Hiroko Takeda’s textile designs stretch the boundaries of what a textile is and what design is, simultaneously. As a weaver, designer, artist, and maker creating in her downtown Brooklyn studio for many years, Takeda has mastered handcrafted work that exemplifies a rare intersection of old technique and new vision.
Takeda studied textile design in Japan, at a school that embraced the philosophy of the Mingei Undou, the Japanese Arts and Crafts Movement. Core members of the movement had taught at the same school, including the Yanagi family and the great textile artist Keisuke Serizawa. “Mingei Undou emphasizes that with careful attention to material and craft, utility can enhance beauty and vice versa,” Takeda explains. “It was a good foundation for me.”
She worked at one of Japan’s oldest textile firms, both in Kyoto and Tokyo, after graduating. When it came time to move on, she traveled to London to study at the Royal College of Art. She apprenticed with Jack Larsen from there and ultimately became independent, establishing herself finally in New York, in Brooklyn.

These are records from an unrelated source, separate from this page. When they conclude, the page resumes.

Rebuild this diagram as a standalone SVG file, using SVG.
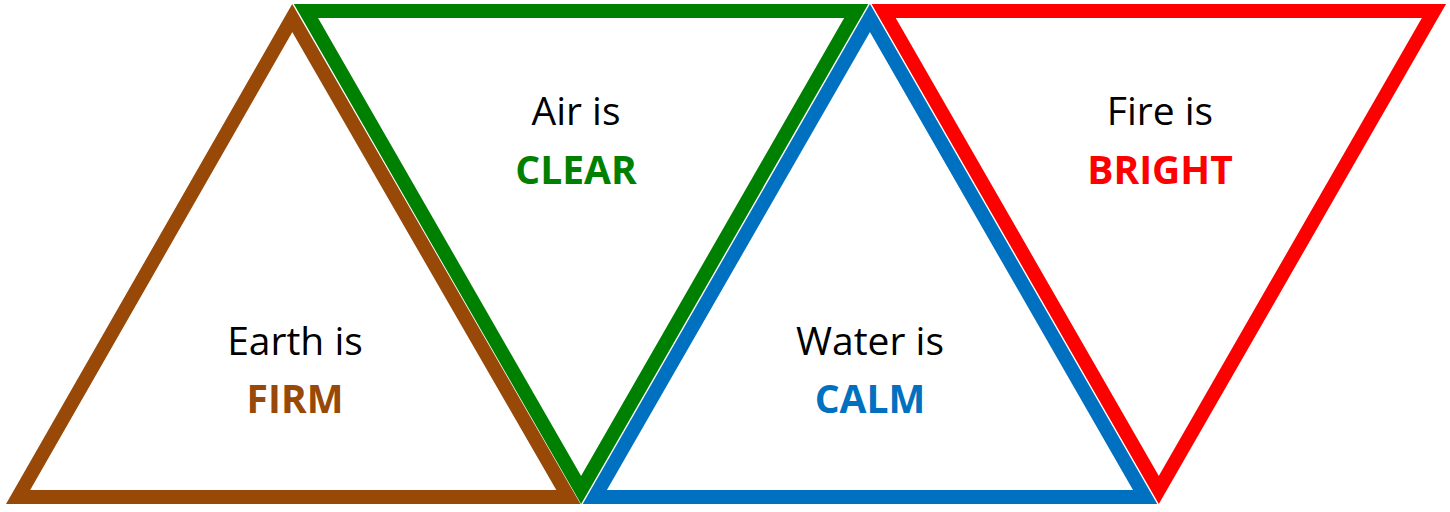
<svg xmlns="http://www.w3.org/2000/svg" width="1450" height="512" viewBox="0 0 1450 512">
<style>
.tri{fill:none;stroke-width:14;stroke-linejoin:miter;stroke-miterlimit:10}
.t{font-family:"Open Sans","Noto Sans","Liberation Sans",sans-serif;font-size:39px;text-anchor:middle;fill:#000}
.b{font-weight:bold}
</style>
<rect width="1450" height="512" fill="#fff"/>
<g id="earth">
<polygon class="tri" stroke="#984807" points="292.25,18.06 18.09,497 568.41,497"/>
<text class="t" x="295" y="355">Earth is</text>
<text class="t b" x="295" y="413" style="fill:#984807">FIRM</text>
</g>
<g id="air">
<polygon class="tri" stroke="#008000" points="305.94,11 856.26,11 581.1,489.94"/>
<text class="t" x="576" y="125">Air is</text>
<text class="t b" x="576" y="184" style="fill:#008000">CLEAR</text>
</g>
<g id="water">
<polygon class="tri" stroke="#0070C0" points="869.95,18.06 594.79,497 1145.11,497"/>
<text class="t" x="870" y="355">Water is</text>
<text class="t b" x="870" y="413" style="fill:#0070C0">CALM</text>
</g>
<g id="fire">
<polygon class="tri" stroke="#FF0000" points="883.64,11 1433.96,11 1158.8,489.94"/>
<text class="t" x="1160" y="125">Fire is</text>
<text class="t b" x="1160" y="184" style="fill:#FF0000">BRIGHT</text>
</g>
<g id="connectors"></g>
</svg>
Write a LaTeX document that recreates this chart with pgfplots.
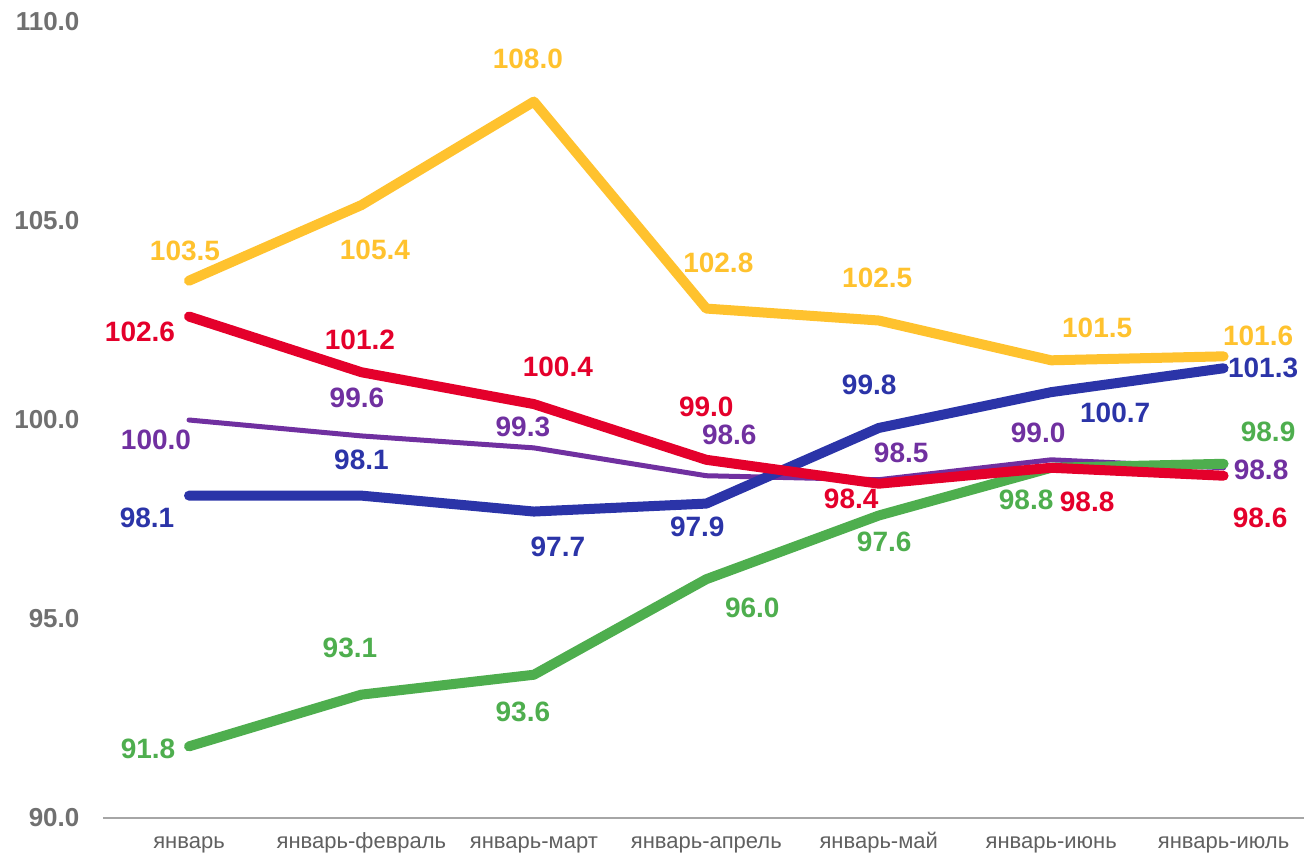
\documentclass[border=0pt]{standalone}
\usepackage{pgfplots}
\usepackage{pgfplotstable}
\pgfplotsset{compat=1.18}
\usepackage{fontspec}
\setmainfont{Liberation Sans}
\definecolor{ycol}{HTML}{FFC22E}
\definecolor{rcol}{HTML}{E4002B}
\definecolor{pcol}{HTML}{7030A0}
\definecolor{bcol}{HTML}{2B34A8}
\definecolor{gcol}{HTML}{4EAE4E}
\definecolor{tickgray}{HTML}{707070}
\definecolor{catgray}{HTML}{606060}
\definecolor{axgray}{HTML}{A6A6A6}

\pgfplotstableread{
x y dx dy
0 103.5 -2 15
1 105.4 6.75 -22.5
2 108.0 -3 21.25
3 102.8 6 22.75
4 102.5 -0.75 21.25
5 101.5 23 16
6 101.6 17.25 10
}\yellowdata
\pgfplotstableread{
x y dx dy
0 102.6 -24.5 -7.75
1 101.2 -0.75 16
2 100.4 12 18.5
3 99.0 0 26.5
4 98.4 -13.75 -7.75
5 98.8 18 -17
6 98.6 18.25 -21
}\reddata
\pgfplotstableread{
x y dx dy
0 100.0 -16.5 -10
1 99.6 -2.25 19
2 99.3 -5.5 10.5
3 98.6 11.5 20.5
4 98.5 11.25 13.5
5 99.0 -6.5 13.5
6 98.8 18.75 -1
}\purpledata
\pgfplotstableread{
x y dx dy
0 98.1 -21 -11.25
1 98.1 0 17.75
2 97.7 12 -17.75
3 97.9 -4.5 -11.75
4 99.8 -4.75 21.5
5 100.7 32 -10.5
6 101.3 19.75 0
}\bluedata
\pgfplotstableread{
x y dx dy
0 91.8 -20.5 -1
1 93.1 -5.75 23.25
2 93.6 -5.5 -18.5
3 96.0 23 -14.5
4 97.6 2.75 -13.25
5 98.8 -12.5 -16
6 98.9 22.25 16
}\greendata

\pgfplotsset{
  lbl/.style={
    nodes near coords={\pgfmathprintnumber[fixed,fixed zerofill,precision=1]{\pgfplotspointmeta}},
    point meta=y,
    visualization depends on={\thisrow{dx}\as\ndx},
    visualization depends on={\thisrow{dy}\as\ndy},
    every node near coord/.append style={anchor=center, inner sep=0pt,
      font=\bfseries\fontsize{14}{14}\selectfont, xshift=\ndx pt, yshift=\ndy pt},
  },
  ser/.style={line join=round, line cap=round, mark=none},
}

\begin{document}
\begin{tikzpicture}
\path[use as bounding box] (-51.4pt,-17.5pt) rectangle (600.6pt,409pt);
\begin{axis}[
  at={(0,0)}, anchor=south west,
  scale only axis, width=603.5pt, height=398pt,
  xmin=-0.5, xmax=6.5, ymin=90, ymax=110,
  clip=false,
  axis x line*=bottom, axis y line*=left,
  x axis line style={-, draw=axgray, line width=1pt},
  y axis line style={draw=none},
  ytick={90,95,100,105,110},
  ytick style={draw=none},
  /pgf/number format/.cd, fixed, fixed zerofill, precision=1, assume math mode=true, /pgfplots/.cd,
  yticklabel style={anchor=east, inner sep=0pt, xshift=-11.5pt, text=tickgray,
    font=\bfseries\fontsize{13}{13}\selectfont},
  xtick={0,...,6},
  xticklabels={январь, январь-февраль, январь-март, январь-апрель, январь-май, январь-июнь, январь-июль},
  major x tick style={draw=none},
  xticklabel style={anchor=base, inner sep=0pt, yshift=-15pt, text=catgray,
    font=\fontsize{11}{11}\selectfont},
  extra x ticks={-0.5,0.5,1.5,2.5,3.5,4.5,5.5,6.5},
  extra x tick labels={},
  extra x tick style={tick align=outside, major tick length=3pt,
    tick style={draw=axgray, line width=1pt}},
]
\addplot[ser, pcol, line width=2.5pt, lbl] table[x=x,y=y] {\purpledata};
\addplot[ser, bcol, line width=5pt, lbl] table[x=x,y=y] {\bluedata};
\addplot[ser, gcol, line width=5pt, lbl] table[x=x,y=y] {\greendata};
\addplot[ser, ycol, line width=5pt, lbl] table[x=x,y=y] {\yellowdata};
\addplot[ser, rcol, line width=5pt, lbl] table[x=x,y=y] {\reddata};
\end{axis}
\end{tikzpicture}
\end{document}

When I asked Takeda why she became interested in weaving, she said that it must have been a cross between the influences of both her mother, who taught dressmaking, and her father, who was an architect. She grew up surrounded by fabric and blueprints.
“Weaving is a kind of architecture or construction with thread,” she states. “In my work as an artist and as a designer, I have been experimenting with and accentuating this architectonic aspect.”
This is especially apparent in her new work, now on display at Colony, a new design collective in lower Manhattan. Her textiles behave like fabric but they also behave like constructions that can be hung on the wall, like a painting, or woven seamlessly into architectural and interior designs, such as seating or wall coverings.
“Growing up (and still now), I loved making things with my hands,” she says. “I had a lot of friends who were interested in majoring in product design (such as designing cars) and graphic design, which were trends at that time in Japan. But I couldn’t associate or feel passionate about those fields. I wanted to do something more hands-on and also that had an application to everyday life. One night, I snuck with some friends into the studios of an art school. We found ourselves in the textile studio and saw some student work on the loom. I was fascinated by seeing the reality of thread becoming fabric.”
In her studio, Takeda has installed large mechanical looms, which she uses for art pieces because of their sturdiness, as well as a smaller computerized loom for experimenting with different woven structures. She pulls a full array of different materials into her creations and is particularly drawn to contrasts.
“I like combining and blending materials and elements to achieve rhythm and a harmony of contrasts,” she explains. “The combinations are endless: dry/shine, dark/light, rough/smooth, thick/sinuous, recycled/invented, synthetic/organic. The choice of materials also depends on the mood I’m trying to convey and the needs of the composition.”
Takeda’s location in downtown Brooklyn, on the top floor of a nine-story industrial building from 1906 (one of the few survivors next to the Fulton Mall) is particularly fascinating these days, as more and more of the older architecture is gobbled up by soaring glass sky-rises. “I have been watching this from my studio window and I feel it when the building shakes,” she told me. “I see the clear contrast of old and new.”
She likes to absorb her surroundings as much as possible. From that same studio window, she looks out on the façade of the Macy’s parking garage, an enormous concrete structure where text art has been painted in giant block letters. “[They are] statements that make you think about what’s important in life in this transitional time of massive development,” says Takeda. “‘Life is a fight for life’ is one of my favorites. I hope this public art survives. It has some power and gives some integrity to the area. I think being in that old building fits what I am doing in a way—the intersection of old and new.”